When you're talking about half a million, $1 million, or $10 million worth of software, you are working with a very clearly defined budget constraint that the buyer has communicated. You’re trying to get to a very specific number.


In this case, it is a 2-year contract with a $500,000 annual contract value or a $1 million total contract value. Their prospect is currently paying $50,000 per month for their current solution. The goal is to come in priced under $50K per month. 


If they sell their $1 million worth of software using a standard 0% interest financing program, the customer would pay about $41,000 per month. That’s a big win for the customer.


But…



The vendor is absorbing all the financing costs, which in this case is about a 15% discount, so they’re only getting paid $850,000 upfront. Not a bad deal by any means, but is there a way they could realize more of their total contract value while still creating a budget win for the customer?


Yes. Remember, we’re trying to get to a specific number. In this case, something less than $50K per month for the customer and something close to $1 million dollars for the vendor.
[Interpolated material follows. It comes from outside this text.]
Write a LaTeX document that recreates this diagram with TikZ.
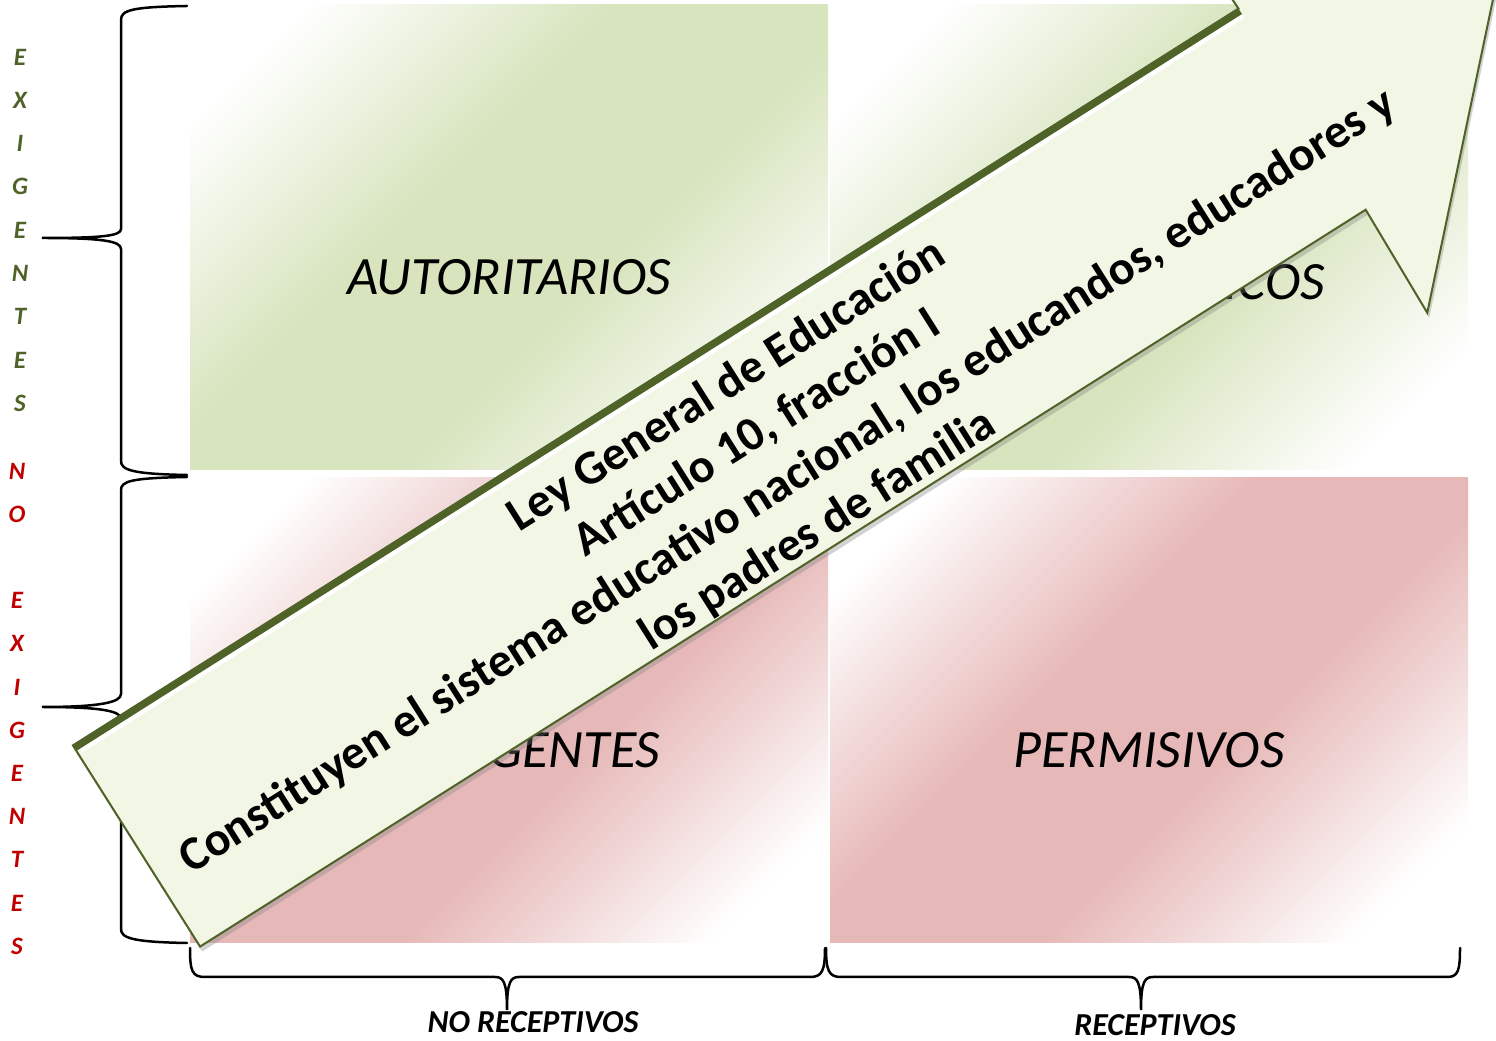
\documentclass[tikz,border=0pt]{standalone}
\usepackage{fontspec}
\setmainfont{Carlito}
\usetikzlibrary{shadows}

\definecolor{verdecuad}{HTML}{D7E4BD}
\definecolor{rosacuad}{HTML}{E6B9B8}
\definecolor{fondoflecha}{HTML}{F2F7E5}
\definecolor{oliva}{HTML}{4F6228}
\definecolor{rojoletra}{HTML}{C00000}

% degradados diagonales blanco - color - blanco
\pgfdeclareverticalshading{degverde}{100bp}{color(0bp)=(white); color(22bp)=(white);
  color(42bp)=(verdecuad); color(58bp)=(verdecuad); color(78bp)=(white); color(100bp)=(white)}
\pgfdeclareverticalshading{degrosa}{100bp}{color(0bp)=(white); color(22bp)=(white);
  color(42bp)=(rosacuad); color(58bp)=(rosacuad); color(78bp)=(white); color(100bp)=(white)}

\tikzset{
  cuadrante/.style={minimum width=638pt,minimum height=465pt,inner sep=0pt,
    shade,shading angle=45},
  etiqueta/.style={font=\itshape\fontsize{54}{60}\selectfont},
  letra/.style={font=\bfseries\itshape\fontsize{25}{28}\selectfont},
  eje/.style={font=\bfseries\itshape\fontsize{32}{36}\selectfont,inner sep=1pt},
  llave/.style={line width=2.5pt,line cap=round},
  textoflecha/.style={font=\bfseries\fontsize{48}{57}\selectfont,align=center}
}

\begin{document}
\begin{tikzpicture}[x=1pt,y=1pt]

\useasboundingbox (0,0) rectangle (1496,1041);
\fill[white] (0,0) rectangle (1496,1041);
\clip (0,0) rectangle (1496,1041);

% cuadrantes
\node[cuadrante,shading=degverde] (autor) at (509,803.5) {};
\node[cuadrante,shading=degverde] (democ) at (1149,803.5) {};
\node[cuadrante,shading=degrosa] (neglig) at (509,330.5) {};
\node[cuadrante,shading=degrosa] (permis) at (1149,330.5) {};

\node[etiqueta] (autortxt) at ([yshift=-40pt]autor.center) {AUTORITARIOS};
\node[etiqueta] (democtxt) at ([yshift=-40pt]democ.center) {DEMOCRÁTICOS};
\node[etiqueta] (negligtxt) at ([yshift=-40pt]neglig.center) {NEGLIGENTES};
\node[etiqueta] (permistxt) at ([yshift=-40pt]permis.center) {PERMISIVOS};

% letras verticales
\foreach \ch [count=\i from 0] in {E,X,I,G,E,N,T,E,S}
  \node[letra,text=oliva] (exi\i) at (20,{984-43.3*\i}) {\ch};
\foreach \ch/\k in {N/0,O/1,E/3,X/4,I/5,G/6,E/7,N/8,T/9,E/10,S/11}
  \node[letra,text=rojoletra] (noexi\k) at (17,{570-43.2*\k}) {\ch};

% llaves
\draw[llave] (187,1035) .. controls (132,1034) and (121,1031) .. (121,1021) -- (121,812)
  .. controls (121,805) and (102,803) .. (42,803)
  .. controls (102,803) and (121,800) .. (121,792) -- (121,580)
  .. controls (121,571) and (132,567) .. (187,566);
\draw[llave] (187,564) .. controls (132,563) and (121,560) .. (121,551) -- (121,347)
  .. controls (121,339) and (102,334) .. (42,334)
  .. controls (102,334) and (121,330) .. (121,322) -- (121,112)
  .. controls (121,103) and (132,99) .. (187,98);

\draw[llave] (190,93) .. controls (190,70) and (192,64) .. (205,64) -- (495,64)
  .. controls (503,64) and (507,60) .. (507,31)
  .. controls (507,60) and (511,64) .. (519,64) -- (810,64)
  .. controls (822,64) and (825,70) .. (825,93);
\draw[llave] (826,93) .. controls (826,70) and (829,64) .. (841,64) -- (1129,64)
  .. controls (1137,64) and (1141,60) .. (1141,31)
  .. controls (1141,60) and (1145,64) .. (1153,64) -- (1447,64)
  .. controls (1458,64) and (1460,70) .. (1460,93);

\node[eje] (norecep) at (533,19) {NO RECEPTIVOS};
\node[eje] (recep) at (1155,16) {RECEPTIVOS};

% flecha
\begin{scope}[shift={(136.5,195)},rotate=32.3]
  \path[drop shadow={opacity=0.35,shadow xshift=2pt,shadow yshift=-5pt},
    fill=fondoflecha,draw=oliva,line width=2pt]
    (0,119) -- (0,-119) -- (1379,-119) -- (1376,-239) -- (1608,0)
    -- (1376,239) -- (1379,119) -- cycle;
  \draw[oliva,line width=7pt] (0,116) -- (1379,116);
  \draw[white,line width=4pt] (4,110) -- (1379,110);
  \node[textoflecha,transform shape] (ley) at (745,-12)
    {Ley General de Educación\\
     Artículo 10, fracción I\\
     Constituyen el sistema educativo nacional, los educandos, educadores y\\
     los padres de familia};
\end{scope}

\end{tikzpicture}
\end{document}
To do that, we can increase the total contract value by $100K to $1.1 million.


Now, the customer will pay about $45,000 per month which still saves them $5K per month compared to their current solution. The vendor is paid $935,000 upfront which represents only a 6% discount compared to their original $1 million contract. 


A Win-Win.



Many are starting to use customer financing to offer monthly payments at the same 10% - 30% premium while getting paid upfront for the entire contract and offloading their monthly collections to their financing partner.


Here’s how it works:


A software company offers their customer a 3-year subscription contract for $150,000 with 2 payment options:


OPTION 1️⃣: $50,000 paid upfront each year


OPTION 2️⃣: $5,125 per month through their financing program


OPTION 1️⃣: The software company is responsible for collecting $50,000 each year directly from their customer.


OPTION 2️⃣: The software company receives $150,000 today from their financing partner, who is responsible for collecting the customer’s monthly payments.


✅ With OPTION 2️⃣, the software company offered financing to give their customer the monthly payments they needed while getting paid upfront for the entire contract without the future collections risk.